On June 9, 2014, we amended and restated the First A&R Commitment Letter (the “Second A&R Commitment Letter”) to increase the Bridge Facility to US$8.2 billion (the “Increased Bridge Facility”, and together with the Revolver Backstop Facility, the “Credit Facilities”) and to remove certain conditions to the Arrangers’ commitment to provide the Credit Facilities. Tyson’s obligations under the Credit Facilities will be unconditionally guaranteed by Tyson Fresh Meats, Inc.
The Increased Bridge Facility is intended to finance Tyson’s potential acquisition of The Hillshire Brands Company (the “Acquisition”) to the extent that Tyson does not issue, incur or borrow unsecured debt, term loans, equity, equity-linked or other securities to finance the Acquisition.
The Revolver Backstop Facility is intended to replace the Credit Agreement, dated as of August 9, 2012, among Tyson, as borrower, the subsidiary borrowers party thereto, the lenders party thereto and JPM Chase, as administrative agent (as amended, restated, amended and restated, supplemented or modified, the “Existing Revolving Facility”) in the event that, prior to the Closing Date (as defined in the Second A&R Commitment Letter), the Existing Revolving Facility is not amended to, among other things, permit the consummation of the Acquisition.

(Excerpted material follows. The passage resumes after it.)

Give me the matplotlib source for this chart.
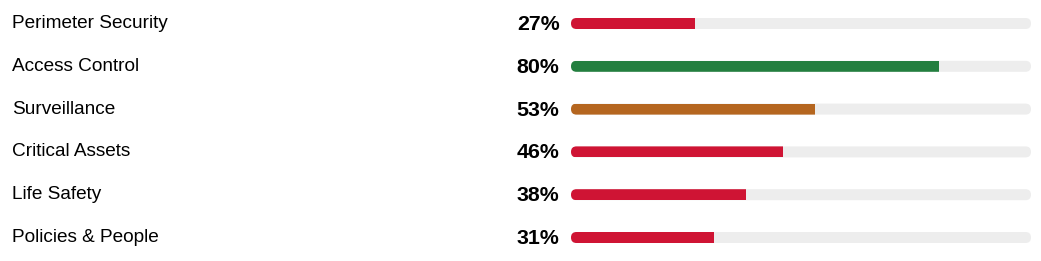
import matplotlib
matplotlib.use("Agg")
import matplotlib.pyplot as plt
from matplotlib.patches import FancyBboxPatch

categories = ["Perimeter Security", "Access Control", "Surveillance",
              "Critical Assets", "Life Safety", "Policies & People"]
values = [27, 80, 53, 46, 38, 31]
colors = ["#CF1434", "#237F3F", "#B5661F", "#CF1434", "#CF1434", "#CF1434"]
track_color = "#EDEDED"

W, H = 1041, 261
fig = plt.figure(figsize=(W / 100, H / 100), dpi=100)
fig.patch.set_facecolor("white")

row_y0, row_step = 23.5, 42.8
rows = [row_y0 + i * row_step for i in range(len(categories))]

# text axes in pixel coords
tax = fig.add_axes([0, 0, 1, 1])
tax.set_xlim(0, W)
tax.set_ylim(H, 0)
tax.axis("off")

# bar axes
bx0, bx1 = 571, 1031
bax = fig.add_axes([bx0 / W, 0, (bx1 - bx0) / W, 1])
bax.set_xlim(0, 100)
bax.set_ylim(H, 0)
bax.axis("off")

bar_h = 11
px_per_unit = (bx1 - bx0) / 100
r = (bar_h / 2) / px_per_unit  # x radius in data units

for cat, v, c, y in zip(categories, values, colors, rows):
    tax.text(12.5, y + 4.5, cat, fontsize=13.7, family="Liberation Sans",
             color="#000000", ha="left", va="baseline")
    tax.text(559.5, y + 6.6, f"{v}%", fontsize=15.4, family="Liberation Sans",
             fontweight="bold", color="#000000", ha="right", va="baseline")
    track = FancyBboxPatch((0, y - bar_h / 2), 100, bar_h,
                           boxstyle=f"round,pad=0,rounding_size={r}",
                           mutation_aspect=(bar_h / 2) / r,
                           facecolor=track_color, edgecolor="none", zorder=1)
    bax.add_patch(track)
    bars = bax.barh(y, v, left=0, height=bar_h, color=c, zorder=2, linewidth=0)
    for b in bars:
        b.set_clip_path(track)

fig.savefig("out.png", dpi=100, facecolor="white")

The Arrangers’ commitment to provide the Credit Facilities is subject to certain conditions, including the negotiation and execution of definitive documentation, the truth and accuracy of the Acquisition Agreement Representations (as defined in the Second A&R Commitment Letter) and the Specified Representations (as defined in the Second A&R Commitment Letter), the absence, subject to certain exceptions, of any Acquired Business Material Adverse Effect (as defined in the Second A&R Commitment Letter), and other customary closing conditions more fully set forth in the Second A&R Commitment Letter.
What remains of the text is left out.